44-letni Peter Hyballa zastąpił Artura Skowronka na stanowisku trenera Białej Gwiazdy. W czwartek o godzinie 10.30 Niemiec i prezes Dawid Błaszczykowski odpowiedzą na pytania dziennikarzy.
Wisła rozmawiała z Polakami – Maciejem Skorżą i Jackiem Magierą – i Niemcami. Ostatecznie postawiła nie na Thomasa Dolla, dobrego znajomego Jakuba Błaszczykowskiego z Dortmundu, a na młodszego Petera Hyballę, który w czasie gry Kuby w Bundeslidze zajmował się młodymi zawodnikami Borussi. Umowa ze szkoleniowcem została podpisana do 30 czerwca 2022 roku, a więc do końca kolejnego sezonu.
Starcie z Probierzem
W piątek wiślaków czeka derbowe starcie z Cracovią. W sobotę ten drugi będzie obchodził 45 urodziny, więc jego nowi podopieczni mogą mu sprawić miły prezent. Udział w meczu 44-latka urodzonego w mieście Bocholt w Nadrenii Północnej Westfalii doda smaczku krakowskiej rywalizacji. W 2019 roku prowadzona przez niego Dunajska Streda wyeliminowała Cracovię Michała Probierza w pierwszej rundzie eliminacji Ligi Europy po dwóch remisach. Hyballa nazwał Pasy "drużyną koszykarzy", co zabolało Probierza, bo kilka razy wracał do tego określenia. Niemcowi chodziło o wysokich zawodników i styl Pasów, których pomysł na zdobywanie bramek opierał się na dużej liczbie dośrodkowań.

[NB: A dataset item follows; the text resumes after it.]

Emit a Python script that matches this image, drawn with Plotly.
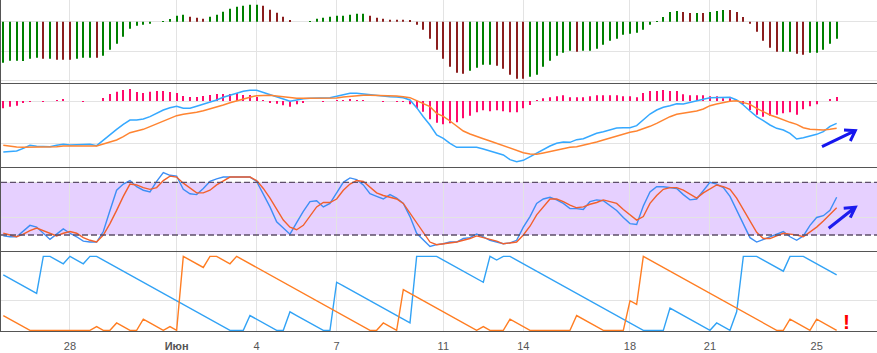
import plotly.graph_objects as go
import pandas as pd

# ---------------- data ----------------
times = pd.date_range("2019-05-25 12:00", periods=126, freq="6h")

tick_vals = ["2019-05-28", "2019-06-01", "2019-06-04", "2019-06-07", "2019-06-11",
             "2019-06-14", "2019-06-18", "2019-06-21", "2019-06-25"]
tick_text = ["28", "<b>Июн</b>", "4", "7", "11", "14", "18", "21", "25"]

# panel 1: oscillator histogram and its direction flags (g = rising, r = falling)
osc_hist = [-123, -117, -117, -118, -111, -108, -111, -111, -114, -114,
            -114, -111, -108, -108, -108, -102, -84, -66, -45, -21,
            -12, -9, -6, 0, 2, 8, 18, 21, 15, 12,
            9, 15, 21, 30, 39, 45, 48, 51, 51, 48,
            36, 27, 15, 3, 0, 0, 2, 9, 12, 15,
            18, 18, 21, 24, 24, 18, 12, 9, 6, 6,
            6, 3, -9, -24, -51, -84, -111, -135, -153, -156,
            -147, -138, -129, -129, -132, -141, -159, -171, -171, -165,
            -159, -135, -117, -102, -93, -87, -90, -87, -87, -81,
            -69, -57, -51, -39, -36, -33, -24, -9, 2, 14,
            29, 32, 29, 26, 26, 26, 29, 32, 35, 35,
            29, 14, -6, -30, -57, -78, -90, -90, -90, -96,
            -99, -93, -93, -84, -66, -51]
osc_dir = ("ggggggrgrr" "rgggrggggg" "ggggggggrr" "rggggggggr" "rrrrrrgggg"
           "gggggrrrrr" "rrrrrrrrrr" "ggggrrrrrg" "ggggggrggg" "gggggggggg"
           "ggrrgrgggr" "rrrrrrrggr" "rggggg")

# panel 2: MACD
macd_hist = [-22, -17, -14, -4, -2, 0, -2, 0, 1, 4,
             0, 0, -1, 0, 0, 9, 21, 28, 33, 36,
             27, 24, 28, 30, 30, 27, 24, 15, 12, 12,
             15, 18, 21, 21, 21, 24, 18, 18, 12, 3,
             -4, -8, -13, -17, -10, -4, 0, 0, -2, 0,
             3, 3, 6, 3, 1, 0, 0, -2, 0, -2,
             -2, -10, -22, -32, -55, -65, -70, -67, -64, -52,
             -44, -34, -28, -31, -28, -31, -34, -34, -22, -12,
             1, 8, 11, 14, 17, 11, 11, 11, 14, 17,
             17, 17, 17, 14, 14, 11, 24, 30, 30, 33,
             30, 30, 20, 17, 17, 17, 14, 14, 8, 8,
             1, -10, -27, -41, -47, -44, -41, -37, -34, -41,
             -25, -16, -10, 0, 6, 12]
macd_line = [-153, -152, -150, -142, -133, -136, -137, -137, -133, -130,
             -132, -132, -131, -130, -134, -117, -102, -85, -70, -57,
             -57, -54, -47, -36, -27, -20, -16, -22, -22, -16,
             -10, -4, 3, 11, 16, 23, 29, 32, 32, 26,
             19, 12, 6, -1, 4, 7, 8, 8, 8, 10,
             14, 19, 23, 23, 21, 17, 15, 13, 13, 12,
             10, 3, -20, -47, -72, -102, -112, -127, -139, -139,
             -139, -139, -144, -150, -155, -162, -176, -182, -178, -167,
             -155, -144, -135, -127, -123, -124, -116, -113, -104, -97,
             -92, -86, -81, -80, -80, -74, -57, -39, -27, -19,
             -14, -8, -9, -5, 0, 5, 10, 11, 11, 11,
             3, -12, -30, -47, -59, -72, -82, -87, -97, -114,
             -110, -105, -100, -92, -76, -67]
macd_signal = [-133, -136, -138, -139, -139, -139, -139, -139, -137, -135,
               -135, -135, -135, -135, -135, -129, -123, -117, -107, -95,
               -90, -85, -77, -69, -61, -53, -44, -40, -38, -34,
               -29, -24, -18, -12, -5, 1, 6, 11, 16, 17,
               17, 15, 13, 9, 8, 8, 8, 8, 8, 8,
               9, 12, 14, 16, 17, 17, 17, 16, 16, 15,
               13, 10, 1, -9, -17, -37, -46, -60, -75, -90,
               -99, -107, -113, -120, -127, -135, -142, -149, -155, -159,
               -160, -156, -152, -147, -142, -139, -137, -133, -129, -123,
               -117, -111, -104, -99, -94, -90, -84, -76, -67, -57,
               -47, -40, -37, -34, -30, -24, -14, -9, -4, -1,
               1, -4, -10, -22, -32, -42, -49, -57, -64, -70,
               -80, -85, -87, -87, -85, -82]

# panel 3: stochastic
stoch_k = [19, 18, 18, 25, 31, 29, 22, 15, 21, 27,
           22, 18, 13, 12, 12, 24, 48, 71, 78, 82,
           75, 71, 69, 81, 91, 88, 87, 72, 67, 66,
           73, 81, 84, 86, 86, 86, 86, 86, 81, 67,
           52, 35, 28, 21, 34, 47, 58, 59, 52, 56,
           68, 80, 85, 83, 77, 67, 64, 61, 66, 62,
           56, 41, 22, 14, 7, 9, 10, 12, 12, 16,
           17, 21, 18, 14, 12, 10, 11, 14, 29, 41,
           56, 61, 63, 60, 56, 50, 50, 49, 58, 60,
           59, 53, 48, 40, 33, 32, 53, 69, 75, 75,
           74, 73, 66, 60, 61, 71, 80, 78, 74, 64,
           48, 31, 17, 12, 15, 18, 21, 24, 18, 14,
           19, 31, 40, 42, 48, 63]
stoch_d = [22, 20, 18, 21, 25, 28, 25, 22, 19, 22,
           24, 22, 17, 14, 12, 20, 33, 48, 64, 78,
           77, 74, 72, 74, 82, 87, 86, 79, 73, 68,
           68, 71, 77, 82, 86, 86, 86, 86, 82, 73,
           62, 50, 37, 29, 26, 31, 42, 52, 57, 57,
           61, 71, 78, 82, 81, 74, 68, 65, 63, 61,
           56, 45, 33, 22, 12, 9, 10, 11, 12, 14,
           16, 19, 17, 15, 13, 10, 11, 12, 20, 30,
           43, 52, 61, 61, 58, 54, 51, 52, 55, 57,
           60, 58, 56, 49, 43, 37, 41, 56, 65, 72,
           74, 74, 71, 66, 62, 68, 73, 77, 75, 72,
           62, 49, 37, 23, 16, 16, 19, 22, 21, 20,
           18, 23, 29, 36, 44, 51]
stoch_upper = 80
stoch_lower = 20

# panel 4: Aroon
aroon_up = [75, 70, 65, 60, 55, 50, 100, 100, 95, 90,
            100, 95, 90, 100, 100, 95, 90, 85, 80, 75,
            70, 65, 60, 55, 50, 45, 40, 35, 30, 25,
            20, 15, 10, 5, 0, 0, 0, 20, 15, 10,
            5, 0, 0, 25, 20, 15, 10, 5, 0, 0,
            65, 60, 55, 50, 45, 40, 35, 30, 25, 20,
            15, 10, 100, 100, 100, 100, 95, 90, 85, 80,
            75, 70, 65, 100, 95, 100, 100, 95, 90, 85,
            80, 75, 70, 65, 60, 55, 50, 45, 40, 35,
            30, 25, 20, 15, 10, 5, 0, 0, 0, 0,
            30, 25, 20, 15, 10, 5, 0, 10, 5, 0,
            25, 100, 100, 100, 95, 90, 85, 80, 100, 100,
            100, 95, 90, 85, 80, 75]
aroon_down = [20, 15, 10, 5, 0, 0, 0, 0, 0, 0,
              0, 0, 0, 0, 5, 0, 0, 10, 5, 0,
              0, 15, 10, 5, 0, 5, 0, 100, 95, 90,
              85, 100, 100, 95, 90, 100, 95, 90, 85, 80,
              75, 70, 65, 60, 55, 50, 45, 40, 35, 30,
              25, 20, 15, 10, 5, 0, 0, 10, 5, 0,
              55, 50, 45, 40, 35, 30, 25, 20, 15, 10,
              5, 0, 5, 0, 0, 0, 15, 10, 5, 0,
              0, 0, 0, 0, 0, 0, 20, 15, 10, 5,
              0, 0, 0, 0, 40, 35, 100, 95, 90, 85,
              80, 75, 70, 65, 60, 55, 50, 45, 40, 35,
              30, 25, 20, 15, 10, 5, 0, 0, 15, 10,
              5, 0, 15, 10, 5, 0]

for arr in (osc_hist, osc_dir, macd_hist, macd_line, macd_signal,
            stoch_k, stoch_d, aroon_up, aroon_down):
    assert len(arr) == 126, len(arr)

# ---------------- style ----------------
W, H = 877, 353
ML, MB = 1, 22
PW, PH = W - ML, H - MB
GREEN, DARKRED, PINK = "#008000", "#8b1e1e", "#ff0a6c"
BLUE2, ORANGE2 = "#35a8ff", "#ff8431"
BLUE3, ORANGE3 = "#3d8ef5", "#f2602c"
BLUE4, ORANGE4 = "#31a2f5", "#ff7d22"
GRID, AXIS = "#e3e3e3", "#555555"
BAR_W = 3.6e6  # ms, ~1.1 px


def dom(top_px, bot_px):
    return [(PH - bot_px) / PH, (PH - top_px) / PH]


def P(px, py):
    return (px - ML) / PW, (PH - py) / PH


fig = go.Figure()

fig.add_trace(go.Bar(x=times, y=osc_hist, width=BAR_W,
                     marker=dict(color=[GREEN if d == "g" else DARKRED for d in osc_dir],
                                 line=dict(width=0)),
                     xaxis="x", yaxis="y"))

fig.add_trace(go.Bar(x=times, y=macd_hist, width=BAR_W,
                     marker=dict(color=PINK, line=dict(width=0)),
                     xaxis="x2", yaxis="y2"))
fig.add_trace(go.Scatter(x=times, y=macd_line, mode="lines",
                         line=dict(color=BLUE2, width=1.5), xaxis="x2", yaxis="y2"))
fig.add_trace(go.Scatter(x=times, y=macd_signal, mode="lines",
                         line=dict(color=ORANGE2, width=1.5), xaxis="x2", yaxis="y2"))

fig.add_trace(go.Scatter(x=times, y=stoch_k, mode="lines",
                         line=dict(color=BLUE3, width=1.4), xaxis="x3", yaxis="y3"))
fig.add_trace(go.Scatter(x=times, y=stoch_d, mode="lines",
                         line=dict(color=ORANGE3, width=1.4), xaxis="x3", yaxis="y3"))

fig.add_trace(go.Scatter(x=times, y=aroon_up, mode="lines",
                         line=dict(color=BLUE4, width=1.4), xaxis="x4", yaxis="y4"))
fig.add_trace(go.Scatter(x=times, y=aroon_down, mode="lines",
                         line=dict(color=ORANGE4, width=1.4), xaxis="x4", yaxis="y4"))

xrange = ["2019-05-25 09:56", "2019-06-27 06:18"]
xcommon = dict(range=xrange, tickvals=tick_vals, ticktext=tick_text,
               showgrid=True, gridcolor=GRID, gridwidth=1, zeroline=False,
               showline=True, linecolor=AXIS, linewidth=1, ticks="",
               tickfont=dict(family="Liberation Sans, Arial, sans-serif", size=11, color="#555555"))
ycommon = dict(showgrid=True, gridcolor=GRID, gridwidth=1, zeroline=False,
               showline=True, linecolor=AXIS, linewidth=1, ticks="",
               showticklabels=False, tick0=0, fixedrange=True)

layout = dict(
    width=W, height=H,
    margin=dict(l=ML, r=0, t=0, b=MB),
    paper_bgcolor="white", plot_bgcolor="white",
    showlegend=False, barmode="overlay",
    xaxis=dict(xcommon, anchor="y", showticklabels=False),
    xaxis2=dict(xcommon, anchor="y2", matches="x", showticklabels=False),
    xaxis3=dict(xcommon, anchor="y3", matches="x", showticklabels=False),
    xaxis4=dict(xcommon, anchor="y4", matches="x", showticklabels=True,
                ticks="outside", ticklen=5, tickcolor="rgba(0,0,0,0)"),
    yaxis=dict(ycommon, domain=dom(0, 83), range=[-184, 65], dtick=88, anchor="x"),
    yaxis2=dict(ycommon, domain=dom(84, 167), range=[-198, 51], dtick=127, anchor="x2"),
    yaxis3=dict(ycommon, domain=dom(168, 251), range=[1.8, 96.3], dtick=40, anchor="x3"),
    yaxis4=dict(ycommon, domain=dom(252, 331), range=[-0.9, 105.9], dtick=40, anchor="x4"),
)
fig.update_layout(**layout)

# stochastic band and dashed levels
fig.add_shape(type="rect", xref="paper", yref="y3", x0=0, x1=1,
              y0=stoch_lower, y1=stoch_upper, fillcolor="rgba(185,125,255,0.36)",
              line=dict(width=0), layer="below")
for lvl in (stoch_upper, stoch_lower):
    fig.add_shape(type="line", xref="paper", yref="y3", x0=0, x1=1, y0=lvl, y1=lvl,
                  line=dict(color="#5e4f6a", width=1.3, dash="6px,3px"), layer="above")


def arrow(tail, head, w1, w2, color):
    (tx, ty), (hx, hy), (ax_, ay_), (bx, by) = [P(*p) for p in (tail, head, w1, w2)]
    path = f"M{tx},{ty} L{hx},{hy} M{ax_},{ay_} L{hx},{hy} L{bx},{by}"
    fig.add_shape(type="path", xref="paper", yref="paper", path=path,
                  line=dict(color=color, width=3), layer="above")


arrow((822, 146.7), (855.3, 130.7), (844.0, 130.0), (850.3, 141.0), "#1616ee")
arrow((828.7, 228.3), (855.3, 207.3), (843.7, 208.3), (850.3, 217.7), "#1c1cee")

ex, ey = P(846.7, 321.5)
fig.add_annotation(x=ex, y=ey, xref="paper", yref="paper", text="<b>!</b>",
                   showarrow=False, font=dict(family="Liberation Sans, Arial", size=21, color="#ff0000"),
                   xanchor="center", yanchor="middle")

fig.write_html("out.html")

Bez piłkarskiej przeszłości
Hyballa nie był zawodowym piłkarzem, już jako 18-latek zajął się pracą szkoleniową w rodzinnym miasteczku, a licencję UEFA Pro uzyskał przed 30 urodzinami. To bardzo wyrazista postać, o czym mogliśmy się przekonać przy okazji rywalizacji Cracovii w europejskich pucharach. Internet również też pełen nagrań z Hyballą. Krótko – lubi zrobić show. Nie gryzie się w język i mówi, gdy coś mu się nie podoba. Ciekawe, jak poradzi sobie w Wiśle, gdzie po wielu problemach nie ma jeszcze idealnych warunków pracy.
Niemiec przez wiele lat pracował z młodzieżą, także między misjami w seniorach. Gdy miał 27 lat postanowił wyjechać do Namibii i prowadził pierwszą drużynę Rambles Windhoek W dorosłej piłce najlepiej poszło mu na Słowacji. Zbudował młodą drużynę, która wywalczyła wicemistrzostwo i grała odważnie. Wypromował kilku zawodników, których zatrudniły Lech Poznań i Piast Gliwice.
W 2. Bundeslidze prowadził Alemannię Aachen, z którą pierwszy sezon skończył na 10. miejscu, a po złym starcie kolejnego zwolniono go po siedmiu meczach. Później był austriacka Bundesliga i czwarte miejsce ze Sturmem Graz. Z NEC Nijmegen spadł z holenderskiej ekstraklasy. Ten sam kraj był ostatnim miejscem jego pracy. Na początku 2020 roku dostał pracę w Bredzie, ale nie awansował do Eredivisie, bo świat oponował koronawirus. Odszedł z klubu w lipcu z powodu konfkliktu z dyrektorem sportowym.